Meski begitu, pemerintah Jepang tetap menargetkan 60 juta
wisatawan per tahun pada 2030. Menurut Kazuki Fukui, akademisi dari Ryutsu Keizai University, wisatawan asing dapat menutupi penurunan konsumsi domestik akibat berkurangnya populasi.
Kontribusi pariwisata terbilang signifikan, mencapai 7,3 persen PDB Jepang tahun lalu dan menyerap hampir 9 persen tenaga kerja, menurut World Travel and Tourism Council.
Gesekan Budaya dan Sosial
Ledakan turis dipicu media sosial, lemahnya yen, serta maskapai berbiaya rendah. Namun, tingginya kunjungan juga memicu gesekan budaya. Warga Kyoto mengeluhkan harus menunggu hingga 30 menit untuk naik bus. Survei Development Bank of Japan dan Japan Travel Bureau Foundation bahkan mencatat 32 persen turis sendiri merasa terganggu oleh keramaian.
Chris McMorran, akademisi dari National University of Singapore, mencontohkan bagaimana hal sederhana seperti menyeret koper di jalan sempit bisa dianggap tidak sopan di Jepang.
Kasus serupa terjadi di transportasi umum. Seorang pemilik biro perjalanan, Hiroshi Mizutani, pernah mengusir klien asal Tiongkok dari gerbong kelas satu Shinkansen karena berbicara terlalu keras lewat telepon.
Bahkan sejumlah pemilik usaha kecil lebih memilih pelanggan lokal. “Bukan berarti saya tidak suka pelanggan asing. Tapi mereka jarang jadi pelanggan tetap,” ujar Toyoko Mimura, pemilik bar 86 tahun di Tokyo.
Sebaran Wisata Belum Merata
Lebih dari separuh turis hanya mengunjungi Tokyo, sementara prefektur Shimane hanya kebagian 0,2 persen wisatawan.
Untuk mengatasi ketimpangan itu, beberapa daerah berupaya menarik pengunjung dengan ciri khas lokal. Misalnya, kota resor Kiyosato menawarkan produk susu dan pemandangan dataran tinggi, meski akses transportasi masih terbatas.
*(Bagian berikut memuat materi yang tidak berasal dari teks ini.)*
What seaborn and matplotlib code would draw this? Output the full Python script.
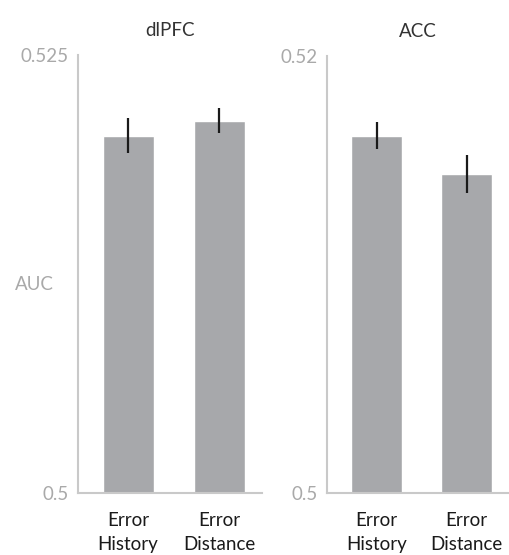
import matplotlib
matplotlib.use("Agg")
import matplotlib.pyplot as plt
import seaborn as sns
import pandas as pd

categories = ["Error\nHistory", "Error\nDistance"]
panels = ["dlPFC", "ACC"]
dlpfc_auc = [0.5204, 0.52125]
dlpfc_err = [0.0010, 0.00073]
acc_auc = [0.51635, 0.5146]
acc_err = [0.00061, 0.00088]
y_limits = [(0.5, 0.525), (0.5, 0.52)]
y_ticklabels = [["0.5", "0.525"], ["0.5", "0.52"]]

sns.set_theme(style="white")
plt.rcParams['font.family'] = ['Lato', 'DejaVu Sans']

fig = plt.figure(figsize=(5.09, 5.55), dpi=100)
ax1 = fig.add_axes([78/509, 62/555, 184/509, 438/555])
ax2 = fig.add_axes([327/509, 62/555, 182/509, 437/555])

bar_color = "#a7a8ab"
spine_color = "#c9c9c9"
tick_color = "#a9a9a9"
fs = 13.5

for ax, name, vals, errs, ylim, ylabs in zip(
        [ax1, ax2], panels, [dlpfc_auc, acc_auc], [dlpfc_err, acc_err],
        y_limits, y_ticklabels):
    df = pd.DataFrame({"cond": categories, "auc": vals})
    sns.barplot(data=df, x="cond", y="auc", color=bar_color, width=0.56,
                saturation=1, ax=ax, errorbar=None)
    ax.errorbar(x=range(len(vals)), y=vals, yerr=errs, fmt="none",
                ecolor="#1a1a1a", elinewidth=1.6, capsize=0)
    ax.set_ylim(*ylim)
    ax.set_xlim(-0.55, 1.47)
    ax.set_yticks(list(ylim))
    ax.set_yticklabels(ylabs, color=tick_color, fontsize=fs)
    ax.tick_params(axis="x", labelsize=fs, colors="#1a1a1a", length=0, pad=14)
    ax.tick_params(axis="y", length=0, pad=7)
    ax.set_xlabel("")
    ax.set_ylabel("")
    ax.set_title(name, fontsize=fs, color="#333333", pad=14)
    for s in ["top", "right"]:
        ax.spines[s].set_visible(False)
    for s in ["left", "bottom"]:
        ax.spines[s].set_color(spine_color)
        ax.spines[s].set_linewidth(1.5)
    for lbl in ax.get_xticklabels():
        lbl.set_linespacing(1.45)

fig.text(34/509, 1 - 285/555, "AUC", color=tick_color, fontsize=fs,
         ha="center", va="center")

fig.savefig("out.png", dpi=100)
Di desa Kosuge, hotel Nipponia berhasil meraup pendapatan 30 juta yen per tahun dari turis asing. “Banyak orang pindah ke desa setelah awalnya datang sebagai wisatawan,” kata Takuma Furuya, pengelola hotel.
Menuju Pariwisata Berkelanjutan
Belanja wisatawan asing meningkat lima kali lipat dalam satu dekade, menjadikan sektor pariwisata sebagai ekspor terbesar kedua Jepang setelah semikonduktor dan baja. Tantangan berikutnya adalah keberlanjutan.
Sejumlah destinasi sudah menerapkan sistem reservasi daring, pembatasan jumlah pengunjung, hingga pungutan khusus. Jalur Yoshida di Gunung Fuji misalnya, kini membatasi hanya 4.000 pendaki per hari dengan biaya 4.000 yen untuk perawatan lingkungan.
“Pengurangan pengunjung serta upaya menjaga lingkungan akan menciptakan pariwisata berkelanjutan di Gunung Fuji,” kata Yoshiyuki Koizumi, pejabat Yamanashi Prefecture.
Japan Tourism Agency juga mendorong edukasi etika perjalanan. Bahkan, Japan National Tourism Organization (JNTO) menyatakan siap menghentikan promosi jika kunjungan terlalu membebani warga lokal.
“Ini butuh waktu penyesuaian karena lonjakan wisata belum terjadi selama 20–30 tahun terakhir,” kata Fukui.
Meski begitu, ia menilai inti masalah tetap positif. “Sebenarnya ini hal yang menyenangkan. Luar biasa melihat orang-orang dari seluruh dunia datang ke Jepang.”